Plotting code records:

---------------

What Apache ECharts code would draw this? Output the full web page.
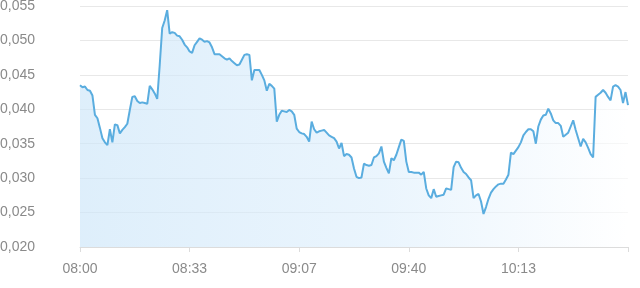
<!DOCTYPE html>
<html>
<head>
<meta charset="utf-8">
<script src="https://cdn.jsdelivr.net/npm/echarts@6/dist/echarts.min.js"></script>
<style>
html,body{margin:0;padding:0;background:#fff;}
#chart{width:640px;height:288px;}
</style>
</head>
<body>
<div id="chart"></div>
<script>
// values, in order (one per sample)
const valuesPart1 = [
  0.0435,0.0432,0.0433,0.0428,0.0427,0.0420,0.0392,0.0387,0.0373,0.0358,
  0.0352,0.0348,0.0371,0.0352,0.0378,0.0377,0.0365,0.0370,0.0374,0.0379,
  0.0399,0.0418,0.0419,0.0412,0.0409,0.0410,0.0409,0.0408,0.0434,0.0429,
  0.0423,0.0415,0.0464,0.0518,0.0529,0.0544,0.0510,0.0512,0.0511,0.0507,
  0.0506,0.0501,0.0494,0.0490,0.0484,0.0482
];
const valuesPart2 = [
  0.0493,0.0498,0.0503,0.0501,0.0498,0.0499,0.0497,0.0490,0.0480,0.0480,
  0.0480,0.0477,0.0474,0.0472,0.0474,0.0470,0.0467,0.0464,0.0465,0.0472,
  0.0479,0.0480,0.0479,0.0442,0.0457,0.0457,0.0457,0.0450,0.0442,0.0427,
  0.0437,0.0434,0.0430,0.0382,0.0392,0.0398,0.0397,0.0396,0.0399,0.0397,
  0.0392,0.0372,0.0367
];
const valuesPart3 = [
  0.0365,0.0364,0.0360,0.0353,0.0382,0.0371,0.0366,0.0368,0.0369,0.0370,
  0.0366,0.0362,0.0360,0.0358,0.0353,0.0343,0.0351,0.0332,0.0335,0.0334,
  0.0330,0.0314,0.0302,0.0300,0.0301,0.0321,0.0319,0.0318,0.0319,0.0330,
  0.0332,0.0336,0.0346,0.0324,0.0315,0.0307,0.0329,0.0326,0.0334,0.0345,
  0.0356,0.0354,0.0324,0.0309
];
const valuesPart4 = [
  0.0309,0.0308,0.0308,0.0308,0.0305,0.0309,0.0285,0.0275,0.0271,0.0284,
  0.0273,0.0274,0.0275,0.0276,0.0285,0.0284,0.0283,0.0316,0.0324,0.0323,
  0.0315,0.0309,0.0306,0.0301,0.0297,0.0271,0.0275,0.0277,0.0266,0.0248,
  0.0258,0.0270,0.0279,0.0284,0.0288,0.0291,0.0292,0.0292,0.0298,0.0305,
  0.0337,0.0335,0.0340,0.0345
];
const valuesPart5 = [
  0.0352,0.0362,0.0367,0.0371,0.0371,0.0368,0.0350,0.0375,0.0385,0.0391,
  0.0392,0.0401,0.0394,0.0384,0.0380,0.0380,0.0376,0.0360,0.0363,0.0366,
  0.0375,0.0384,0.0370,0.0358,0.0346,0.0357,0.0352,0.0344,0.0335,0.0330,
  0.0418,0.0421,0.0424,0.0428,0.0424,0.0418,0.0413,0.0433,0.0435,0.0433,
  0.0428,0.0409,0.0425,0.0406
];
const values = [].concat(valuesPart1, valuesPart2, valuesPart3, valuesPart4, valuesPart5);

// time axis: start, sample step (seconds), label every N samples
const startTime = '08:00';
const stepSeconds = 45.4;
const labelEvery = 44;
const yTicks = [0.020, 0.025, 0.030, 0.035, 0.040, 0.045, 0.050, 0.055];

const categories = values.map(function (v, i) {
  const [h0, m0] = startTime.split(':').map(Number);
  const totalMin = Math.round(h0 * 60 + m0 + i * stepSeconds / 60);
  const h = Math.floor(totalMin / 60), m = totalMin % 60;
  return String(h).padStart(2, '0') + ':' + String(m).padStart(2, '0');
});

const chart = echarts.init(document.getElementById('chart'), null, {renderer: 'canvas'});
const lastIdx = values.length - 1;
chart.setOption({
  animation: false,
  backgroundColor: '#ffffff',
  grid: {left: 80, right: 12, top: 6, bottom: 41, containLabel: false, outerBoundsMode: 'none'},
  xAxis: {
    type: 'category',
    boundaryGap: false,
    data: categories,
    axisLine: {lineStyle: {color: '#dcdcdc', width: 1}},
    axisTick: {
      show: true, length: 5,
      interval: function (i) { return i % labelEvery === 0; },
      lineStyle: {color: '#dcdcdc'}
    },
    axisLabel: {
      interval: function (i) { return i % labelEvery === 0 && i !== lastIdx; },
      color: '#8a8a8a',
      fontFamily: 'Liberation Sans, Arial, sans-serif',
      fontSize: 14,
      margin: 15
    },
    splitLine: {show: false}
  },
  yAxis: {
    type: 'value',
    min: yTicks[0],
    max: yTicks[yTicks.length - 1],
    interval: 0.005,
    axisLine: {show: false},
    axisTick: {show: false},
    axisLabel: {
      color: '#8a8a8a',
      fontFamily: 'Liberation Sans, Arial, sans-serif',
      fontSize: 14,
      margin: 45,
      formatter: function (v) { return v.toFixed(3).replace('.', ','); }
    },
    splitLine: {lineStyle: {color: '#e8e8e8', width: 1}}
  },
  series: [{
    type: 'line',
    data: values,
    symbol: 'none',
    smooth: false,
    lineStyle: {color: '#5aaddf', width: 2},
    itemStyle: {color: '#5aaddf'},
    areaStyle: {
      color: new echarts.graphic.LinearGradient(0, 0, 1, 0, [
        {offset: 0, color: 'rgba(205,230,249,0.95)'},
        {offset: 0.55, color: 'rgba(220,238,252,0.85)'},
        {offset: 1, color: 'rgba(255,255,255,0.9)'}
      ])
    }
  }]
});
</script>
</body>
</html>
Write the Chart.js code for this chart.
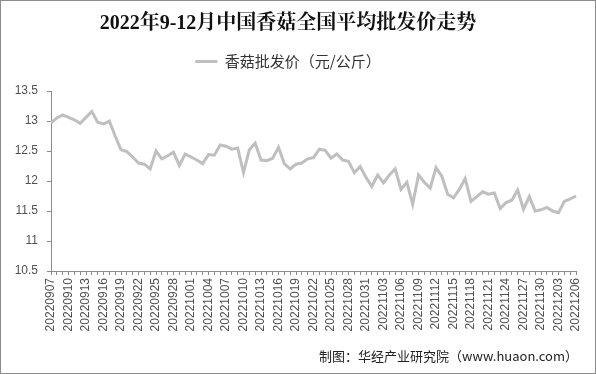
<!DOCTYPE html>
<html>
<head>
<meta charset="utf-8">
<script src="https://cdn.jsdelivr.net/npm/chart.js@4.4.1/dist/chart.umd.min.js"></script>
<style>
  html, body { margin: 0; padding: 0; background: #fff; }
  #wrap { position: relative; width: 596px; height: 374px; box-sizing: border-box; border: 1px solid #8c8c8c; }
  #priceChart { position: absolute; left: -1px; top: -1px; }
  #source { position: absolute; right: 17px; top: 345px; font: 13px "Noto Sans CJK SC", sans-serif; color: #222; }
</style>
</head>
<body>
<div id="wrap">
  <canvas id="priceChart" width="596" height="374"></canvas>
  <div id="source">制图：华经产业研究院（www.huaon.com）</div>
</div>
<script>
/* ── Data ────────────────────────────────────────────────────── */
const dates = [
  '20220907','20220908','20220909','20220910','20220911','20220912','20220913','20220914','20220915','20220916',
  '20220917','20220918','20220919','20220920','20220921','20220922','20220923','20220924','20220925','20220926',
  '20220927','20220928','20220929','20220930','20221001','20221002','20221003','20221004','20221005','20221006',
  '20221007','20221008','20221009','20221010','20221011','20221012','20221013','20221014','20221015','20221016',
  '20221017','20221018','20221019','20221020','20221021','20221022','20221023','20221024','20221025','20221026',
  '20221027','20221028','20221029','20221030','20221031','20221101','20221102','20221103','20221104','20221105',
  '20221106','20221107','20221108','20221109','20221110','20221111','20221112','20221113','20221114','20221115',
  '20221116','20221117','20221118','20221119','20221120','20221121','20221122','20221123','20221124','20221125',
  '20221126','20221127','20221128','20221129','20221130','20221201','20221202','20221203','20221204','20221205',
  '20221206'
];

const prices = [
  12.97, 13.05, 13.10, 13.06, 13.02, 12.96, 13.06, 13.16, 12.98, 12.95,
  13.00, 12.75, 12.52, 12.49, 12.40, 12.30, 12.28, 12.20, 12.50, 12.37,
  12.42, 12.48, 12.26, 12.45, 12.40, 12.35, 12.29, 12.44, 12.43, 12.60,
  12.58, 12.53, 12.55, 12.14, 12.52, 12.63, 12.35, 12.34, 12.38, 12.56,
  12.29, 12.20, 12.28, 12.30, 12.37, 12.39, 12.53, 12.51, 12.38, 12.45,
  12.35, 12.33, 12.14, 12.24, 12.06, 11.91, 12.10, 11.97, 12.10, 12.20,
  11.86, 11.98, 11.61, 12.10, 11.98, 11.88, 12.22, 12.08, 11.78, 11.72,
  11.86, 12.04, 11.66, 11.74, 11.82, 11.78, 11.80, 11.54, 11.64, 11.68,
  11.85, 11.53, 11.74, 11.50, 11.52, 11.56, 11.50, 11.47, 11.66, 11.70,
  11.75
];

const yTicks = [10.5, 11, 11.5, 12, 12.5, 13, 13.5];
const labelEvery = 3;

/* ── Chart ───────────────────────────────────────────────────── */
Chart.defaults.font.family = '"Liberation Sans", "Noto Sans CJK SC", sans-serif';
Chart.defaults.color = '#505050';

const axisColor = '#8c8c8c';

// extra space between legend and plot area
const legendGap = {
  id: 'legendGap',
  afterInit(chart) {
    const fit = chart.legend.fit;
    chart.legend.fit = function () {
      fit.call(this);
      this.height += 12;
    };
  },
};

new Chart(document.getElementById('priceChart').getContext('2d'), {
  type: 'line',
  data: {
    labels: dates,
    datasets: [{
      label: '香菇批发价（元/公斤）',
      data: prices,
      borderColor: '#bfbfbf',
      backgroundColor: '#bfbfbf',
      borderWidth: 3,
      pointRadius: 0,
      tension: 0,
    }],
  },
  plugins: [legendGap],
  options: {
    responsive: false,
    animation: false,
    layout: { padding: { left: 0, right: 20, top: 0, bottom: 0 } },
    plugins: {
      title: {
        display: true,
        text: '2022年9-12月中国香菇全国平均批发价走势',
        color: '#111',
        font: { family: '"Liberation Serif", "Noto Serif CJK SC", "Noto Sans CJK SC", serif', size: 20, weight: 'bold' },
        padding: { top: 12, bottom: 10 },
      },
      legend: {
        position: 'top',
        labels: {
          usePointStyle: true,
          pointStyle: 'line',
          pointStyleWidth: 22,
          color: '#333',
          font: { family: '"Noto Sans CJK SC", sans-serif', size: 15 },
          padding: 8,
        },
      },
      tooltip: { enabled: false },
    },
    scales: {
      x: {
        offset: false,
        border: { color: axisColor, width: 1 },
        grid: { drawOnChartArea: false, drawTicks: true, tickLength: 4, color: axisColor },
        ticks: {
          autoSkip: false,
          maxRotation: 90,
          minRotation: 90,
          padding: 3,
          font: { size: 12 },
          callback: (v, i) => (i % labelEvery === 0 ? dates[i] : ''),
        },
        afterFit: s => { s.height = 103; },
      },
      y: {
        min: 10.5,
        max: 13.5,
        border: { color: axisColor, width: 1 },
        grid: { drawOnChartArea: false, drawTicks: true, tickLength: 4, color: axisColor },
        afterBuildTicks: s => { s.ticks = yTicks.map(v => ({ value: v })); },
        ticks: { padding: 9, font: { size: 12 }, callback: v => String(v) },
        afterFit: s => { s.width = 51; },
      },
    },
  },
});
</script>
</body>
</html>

---------------

- [Problem details] In the material above, find each line that contains the word "this", and select it.

- [Exercise result]
What Apache ECharts code would draw this? Output the full web page.
Write the Chart.js code for this chart.
      fit.call(this);
      this.height += 12;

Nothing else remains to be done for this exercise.